Sadoun said in the memo that the release of the data follows the company’s decision to close its doors on June 17 “to listen, learn and ideate ways in which we can move the diversity and inclusion mandate at Publicis forward.”
“Our collective effort has led to more than 7,300 contributions, which shows your incredible commitment and engagement to create the foundation for structural changes,” Sadoun wrote. “During this time, we also took a hard look at ourselves—our DEI strategies, processes, programs, leaders and culture. We analyzed why we have seen little progress on the diversity front despite our many initiatives with significant financial support.”
He continued, “What has become clear is that too many initiatives and disparate efforts without focus does not drive the necessary impact to truly change things. That is why today we deliberately want to take fewer but stronger actions with on-going measurement and accountability.”
Sadoun then revealed the seven actions Publicis will take to “drive diversity and inclusion in all its forms, across all minorities and identities”—the first step being to publish and monitor the company’s diversity data.
“Going forward, we are committed to measuring progress and releasing our data every year,” Sadoun wrote. “This means we want to improve the accuracy and completeness of our data, so we will be encouraging the employees who have not yet self-reported their ethnicity to do so in the near future.”
Second, Sadoun said Publicis will take “intentional” action to cultivate the careers of Black talent. “Through structured career development programs, mentorship and personalized coaching, we will invest in individual growth, career progression, and create clear pathways to leadership for Black talent,” he wrote in the memo.
Sadoun said the company will, third, be scaling and aggregating “current and new partnerships across historically Black colleges, local community schools and specific organizations” to “provide greater access for Black talent,” as well as taking steps to ensure leaders are “screening, interviewing and hiring with inclusion and diversity in mind.”
Fourth, Sadoun said Publicis will require all employees to undergo a three-track diversity and inclusion training program, expected to be available to all agencies by January 2021.
Fifth, Sadoun said Publicis would be investing $50 million over the next three years on diversity, inclusion and social justice efforts.
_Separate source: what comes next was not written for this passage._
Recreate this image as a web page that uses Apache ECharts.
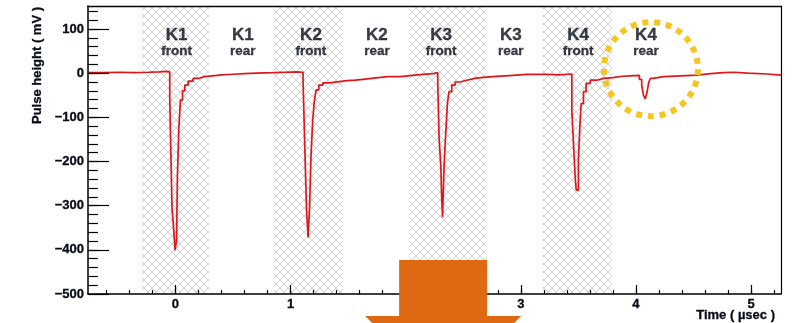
<!DOCTYPE html>
<html>
<head>
<meta charset="utf-8">
<script src="https://cdn.jsdelivr.net/npm/echarts@6/dist/echarts.min.js"></script>
<style>
  html, body { margin: 0; padding: 0; background: #ffffff; }
  #chart { width: 798px; height: 323px; }
</style>
</head>
<body>
<div id="chart"></div>
<script>
// Recorded pulse waveform: bin start time (µs) and pulse height (mV)
const pulseTime = [
  -0.76, -0.62, -0.48, -0.36, -0.24, -0.14, -0.08,
  -0.050, -0.041, -0.030, -0.015, -0.004, 0.009, 0.017, 0.029, 0.043, 0.061, 0.081, 0.110, 0.153,
  0.20, 0.25, 0.32, 0.40, 0.50, 0.60, 0.70, 0.85, 0.95, 1.05,
  1.108, 1.122, 1.138, 1.152, 1.165, 1.177, 1.192, 1.207, 1.222, 1.245, 1.28, 1.34,
  1.42, 1.49, 1.56, 1.63, 1.70, 1.76, 1.85, 1.95, 2.02, 2.08, 2.20, 2.24,
  2.278, 2.290, 2.305, 2.312, 2.320, 2.333, 2.346, 2.362, 2.376, 2.40,
  2.43, 2.47, 2.53, 2.60, 2.65, 2.76, 2.93, 3.05, 3.23, 3.33,
  3.443, 3.457, 3.472, 3.481, 3.500, 3.514, 3.524, 3.544, 3.567, 3.603,
  3.66, 3.72, 3.80, 3.88, 3.95,
  4.03, 4.05, 4.065, 4.08, 4.095, 4.11, 4.125, 4.15, 4.24, 4.39,
  4.53, 4.65, 4.76, 4.85, 4.97, 5.14, 5.26
];
const pulseHeight = [
  1, 2, 1, 2, 3, 4, 3,
  -54, -171, -306, -356, -401, -379, -231, -125, -61, -40, -27, -18, -12,
  -8, -6, -4, -2.5, -1, 0, 1, 2, 3, 2,
  -16, -156, -307, -372, -303, -190, -107, -61, -38, -27, -22, -19,
  -17, -16, -14, -12, -10, -8, -8, -6, -4.5, -1.5, -1, 1,
  -20, -148, -212, -280, -326, -212, -144, -69, -42, -27,
  -20, -16, -12, -10, -8, -5, -3, -3, -4, -2,
  -84, -159, -235, -265, -197, -114, -69, -42, -23, -16,
  -12, -10, -7, -6, -5,
  -14, -27, -50, -58, -45, -22, -12, -8, -6, -4.5,
  -1, 1, 2, 0, -2, -4.5, -5
];

// Counter windows (µs) and their labels
const windowStart = [-0.29, 0.855, 2.03, 3.19];
const windowEnd = [0.29, 1.455, 2.70, 3.79];
const labelTime = [0.009, 0.585, 1.177, 1.75, 2.307, 2.913, 3.498, 4.087];
const labelCounter = ['K1', 'K1', 'K2', 'K2', 'K3', 'K3', 'K4', 'K4'];
const labelSide = ['front', 'rear', 'front', 'rear', 'front', 'rear', 'front', 'rear'];

// Axis ranges and ticks
const timeMin = -0.76, timeMax = 5.26;
const heightMin = -500, heightMax = 152;
const timeMajorTicks = [0, 1, 2, 3, 4, 5];
const heightMajorTicks = [-500, -400, -300, -200, -100, 0, 100];

const timeMinorTicks = [];
for (let k = -3; k <= 26; k++) timeMinorTicks.push(+(k * 0.2).toFixed(1));
const heightMinorTicks = [];
for (let v = -480; v <= 140; v += 20) heightMinorTicks.push(v);

const FONT = '"Liberation Sans", Arial, Helvetica, sans-serif';
const INK = '#070b18';

function hatchPattern() {
  const c = document.createElement('canvas');
  c.width = 8; c.height = 8;
  const g = c.getContext('2d');
  g.strokeStyle = '#d2d2d2';
  g.lineWidth = 1;
  g.beginPath();
  g.moveTo(-1, -1); g.lineTo(9, 9);
  g.moveTo(9, -1); g.lineTo(-1, 9);
  g.stroke();
  return c;
}

const grid = { left: 88, right: 17, top: 6, bottom: 29 };

const chart = echarts.init(document.getElementById('chart'), null, { renderer: 'canvas' });

const fmtSigned = v => (v < 0 ? '\u2212' + Math.abs(v) : String(v));

const baseAxis = {
  type: 'value',
  splitLine: { show: false },
  z: 10
};
const frameLine = (w, show) => ({ show: show, onZero: false, lineStyle: { color: '#000', width: w } });
const boldText = { fontFamily: FONT, fontWeight: 'bold', color: INK, textBorderColor: INK, textBorderWidth: 0.3 };

chart.setOption({
  animation: false,
  backgroundColor: '#ffffff',
  grid: grid,
  xAxis: [
    Object.assign({}, baseAxis, {
      min: timeMin, max: timeMax, position: 'bottom',
      axisLine: frameLine(1.5, true),
      axisTick: { show: true, inside: true, length: 9, customValues: timeMajorTicks,
                  lineStyle: { color: '#000', width: 1.2 } },
      axisLabel: Object.assign({ show: true, customValues: timeMajorTicks, margin: 4, fontSize: 13 }, boldText)
    }),
    Object.assign({}, baseAxis, {
      min: timeMin, max: timeMax, position: 'bottom',
      axisLine: frameLine(1, false),
      axisTick: { show: true, inside: true, length: 4, customValues: timeMinorTicks,
                  lineStyle: { color: '#000', width: 1.2 } },
      axisLabel: { show: false }
    }),
    Object.assign({}, baseAxis, {
      min: timeMin, max: timeMax, position: 'top',
      axisLine: frameLine(1.3, true),
      axisTick: { show: false }, axisLabel: { show: false }
    })
  ],
  yAxis: [
    Object.assign({}, baseAxis, {
      min: heightMin, max: heightMax, position: 'left',
      axisLine: frameLine(1.5, true),
      axisTick: { show: true, inside: true, length: 21, customValues: heightMajorTicks,
                  lineStyle: { color: '#000', width: 1.2 } },
      axisLabel: Object.assign({ show: true, customValues: heightMajorTicks, margin: 4,
                                 formatter: fmtSigned, fontSize: 13 }, boldText)
    }),
    Object.assign({}, baseAxis, {
      min: heightMin, max: heightMax, position: 'left',
      axisLine: frameLine(1, false),
      axisTick: { show: true, inside: true, length: 10, customValues: heightMinorTicks,
                  lineStyle: { color: '#000', width: 1.2 } },
      axisLabel: { show: false }
    }),
    Object.assign({}, baseAxis, {
      min: heightMin, max: heightMax, position: 'right',
      axisLine: frameLine(1.2, true),
      axisTick: { show: false }, axisLabel: { show: false }
    })
  ],
  series: [
    {
      name: 'Pulse',
      type: 'line',
      xAxisIndex: 0, yAxisIndex: 0,
      step: 'end',
      showSymbol: false,
      clip: true,
      z: 5,
      lineStyle: { color: '#e0161b', width: 1.7 },
      data: pulseTime.map((t, i) => [t, pulseHeight[i]]),
      markArea: {
        silent: true,
        z: 1,
        itemStyle: { color: { image: hatchPattern(), repeat: 'repeat' } },
        data: windowStart.map((s, i) => [{ xAxis: s }, { xAxis: windowEnd[i] }])
      }
    },
    {
      name: 'Counters',
      type: 'scatter',
      xAxisIndex: 0, yAxisIndex: 0,
      symbolSize: 0,
      silent: true,
      z: 6,
      data: labelTime.map((t, i) => [t, 69, labelCounter[i], labelSide[i]]),
      label: {
        show: true,
        position: 'inside',
        align: 'center',
        verticalAlign: 'middle',
        color: INK,
        formatter: p => '{k|' + p.data[2] + '}\n{s|' + p.data[3] + '}',
        rich: {
          k: Object.assign({ fontSize: 17, lineHeight: 17, align: 'center' }, boldText),
          s: Object.assign({ fontSize: 13.5, lineHeight: 14, align: 'center' }, boldText)
        }
      }
    }
  ]
});

// Annotations: axis titles, highlight ring on the K4 rear pulse, arrow
const ring = chart.convertToPixel({ xAxisIndex: 0, yAxisIndex: 0 }, [4.13, 9]);
const arrowX = chart.convertToPixel({ xAxisIndex: 0 }, 2.325);
const arrowTop = 260, arrowHalf = 44, headHalf = 78, headY = 316;
const titleStyle = { font: 'bold 13px ' + FONT, fill: INK, stroke: INK, lineWidth: 0.3,
                     align: 'right', verticalAlign: 'middle', textAlign: 'right', textVerticalAlign: 'middle' };

chart.setOption({
  graphic: [
    {
      type: 'text', x: 37, y: 7, rotation: Math.PI / 2, z: 20,
      style: Object.assign({ text: 'Pulse height ( mV )' }, titleStyle)
    },
    {
      type: 'text', x: 775, y: 315, z: 20,
      style: Object.assign({ text: 'Time ( \u00b5sec )' }, titleStyle)
    },
    {
      type: 'circle', z: 30, silent: true,
      shape: { cx: ring[0], cy: ring[1], r: 47 },
      style: { fill: 'none', stroke: '#f3c623', lineWidth: 6, lineDash: [6, 5.81] }
    },
    {
      type: 'polygon', z: 40, silent: true,
      shape: {
        points: [
          [arrowX - arrowHalf, arrowTop], [arrowX + arrowHalf, arrowTop],
          [arrowX + arrowHalf, headY], [arrowX + headHalf, headY],
          [arrowX, headY + headHalf], [arrowX - headHalf, headY],
          [arrowX - arrowHalf, headY]
        ]
      },
      style: { fill: '#dd6a12', stroke: 'none' }
    }
  ]
});
</script>
</body>
</html>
He said, “In addition to our existing programs, it will fund our commitment to training our Black talent, allies and leaders. More specifically, this will fund the new training programs, extend proprietary programs such as MCTP, subsidize critical partnerships, pipeline and apprenticeship development and support our relationships with NGOs and institutions fighting against racism and inequalities,” according to the memo.
Sadoun said the sixth action will entail launching a new virtual apprenticeship on its AI platform Marcel, “that serves minority youth who typically do not have access or exposure to our industry.” He said the program will include guides, online lessons, live workshops, networking, mentoring and job opportunities. “In its first year, the Marcel Apprenticeship will target and be pushed to 1,000 young people in the U.K. and the U.S., with a commitment to hire 50 people each year,” Sadoun committed.
Finally, Sadoun said Publicis will establish a diversity progress council to “measure progress and evaluate our actions on an on-going basis.” He said the council will be comprised of Publicis Groupe members, key clients and academic and youth representatives; the first meeting will be held in September.
“I am conscious that these actions represent only the first step in a long journey, but you can count on my full commitment to implement them with all of you and create a truly diverse environment that we can all be proud of,” Sadoun concluded.
WPP, for its part, recently announced its commitment to taking “decisive action on each of the 12 points in the ‘Call for Change'” open letter by Nathan Young, a group strategy director at Minneapolis agency Periscope, and Bennett D. Bennett, who runs independent consultancy Aerialist. What began as an open letter calling for agencies to take specific, measurable actions to achieve true equity for people of color in the industry has evolved into an official nonprofit organization, called 600 & Rising and backed by the 4As, with the mission of holding the ad industry accountable over racial equality.
WPP also announced an investment of $30 million over the next three years to fund inclusion programs within the holding company and support external organizations fighting racism.